Speaker
Description
Discrete Wigner functions (DWFs) are central tools for visualising states, signifying nonclassicality, and supporting quantitative analysis in quantum information, yet many inequivalent constructions coexist for each Hilbert-space dimension. This fragmentation obscures which features are fundamental and which are artefacts of representation, and it impedes quantitative comparison of operational properties such as negativity. We present a unifying, dimension-preserving framework that exhausts all possible dxd DWFs for a single qudit. The key result (Stencil Theorem) shows that every valid DWF arises by cross-correlating a single parent function—the “doubled” Wigner function defined on a 2dx2d phase space—with a suitable stencil, and that all valid choices of stencils are characterised by simple projection criteria. This construction also yields explicit, invertible linear maps connecting any two DWF definitions at fixed d, enabling representation-independent benchmarking of resource measures and side-by-side comparison of physical predictions, further unifying the landscape.
We illustrate the approach with concrete stencils. For odd d, a reduction stencil reproduces standard frames (Wootters, Leonhardt, Gross). For even d, a coarse-grain stencil averages neighbouring cells—to remove existing redundant information within the doubled phase space—and generates a novel dxd DWF that lies outside previously studied families. A third, Dirichlet-kernel stencil produces a DWF valid for odd-d yet distinct from Gross’ construction.

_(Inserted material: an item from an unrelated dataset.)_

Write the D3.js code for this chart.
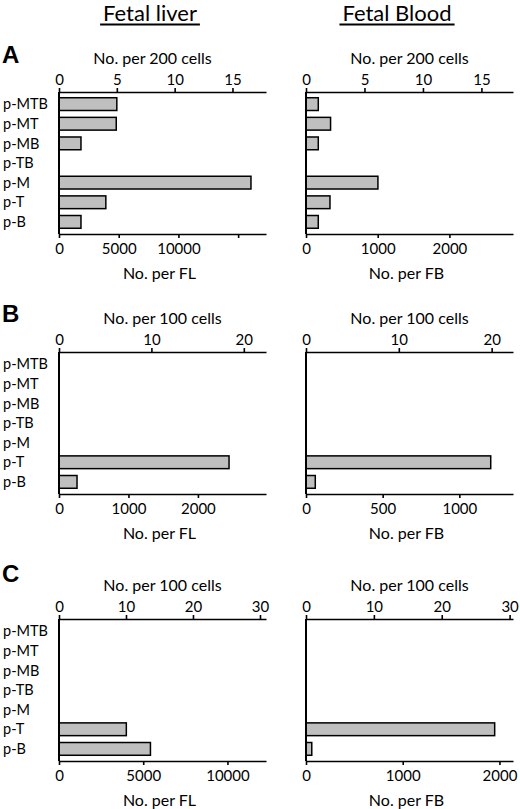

Beyond unification, stencils convert redundancy removal from a nuisance into a design choice. The framework organises the landscape of DWFs to a landscape of easily constructible stencils. Furthermore, by relaxing certain criteria, our framework also extends to other quasidistributions (e.g., Kirkwood–Dirac). Overall, this work clarifies what is truly representation-independent at fixed dimension and opens new avenues for studying dimension-agnostic features in discrete phase space.